I use these words, because these and other such passages of the Scripture are often quoted as I have now quoted them, and produce a great effect on those who do not observe that they are quoted inapplicably; for the question is not between man’s wisdom and God’s power, but simply whether we have reason to believe that God’s power has been here manifested; or, rather, to see whether we cannot give a reason for the faith which is in us, such faith resting upon God’s power and wisdom as manifested in Christ Jesus; for if no reason can be rendered for our faith, then our minds, so far as they are concerned, are believing a lie; they are believing in spite of those laws by which God has determined their nature and condition.
Yet, however we believe, blindly or reasonably, (for some men, by God’s mercy, are accidentally, as it were, in possession of the truth, the falsehood of their own minds in holding it not being, it is to be hoped, imputed to them as a sin;) however we believe, I never mean to say that our faith is not God’s gift, to be sought for and retained by constant prayer and watchfulness, and to be forfeited by carelessness or sin. That is no true faith in which reason does not accord; yet neither can reason alone and without God ever become perfected into faith. For although intellectually, the grounds of belief may be made out satisfactorily, yet we are not able to follow our pure reason by ourselves; and no work on the evidences of Christianity can by itself give us faith; and much less can amid the manifold conflicts of life maintain it. That faith is thus the gift of God, and not our own work, I would desire to feel as keenly and continually, as with the fullest conviction I acknowledge it.
Now, to resume the consideration of that which, as I said, is the real point of anxiety with many. They doubt whether the course of a reasonable belief can be held to the end without interruptions: they say that the received notions of the inspiration, and consequently of the complete truth of the Scriptures cannot reasonably be maintained; that he who does maintain them does so by a happy inconsistency;—he is to be congratulated for not following up his own principles; but why should he then find fault with others who do that avowedly and consistently to which he is driven against his professions by the clear necessity of the case?

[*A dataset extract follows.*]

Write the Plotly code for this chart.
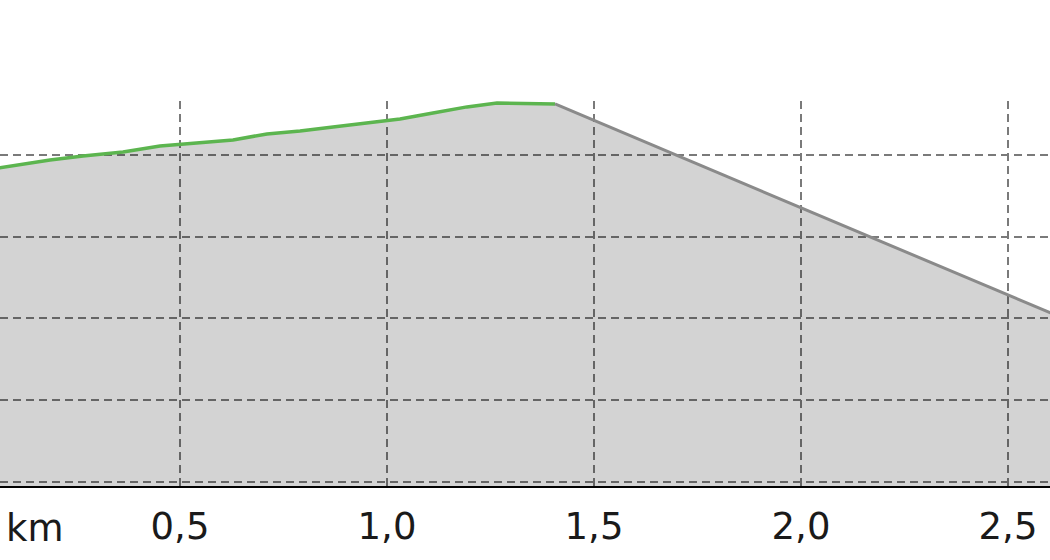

This argument was pressed by Mr. Newman, some time since, in one of the Tracts for the Times; and it was conducted, as may be supposed, with great ingenuity, but with a recklessness of consequences, or an ignorance of mankind, truly astonishing; for he brought forward all the difficulties and differences which can be found in the Scripture narratives, displayed them in their most glaring form, and merely observed, that as those with whom he was arguing could not solve these difficulties, but yet believed the Scriptures no less in spite of them, so the apparent unreasonableness of his doctrine about the priesthood was no ground why it should be rejected—a method of argument most blameable in any Christian to adopt towards his brethren; for what if their faith, being thus vehemently strained, were to give way under the experiment? and if, being convinced that the Scriptures were not more reasonable than Mr. Newman’s system, they were to end with believing, not both, but neither?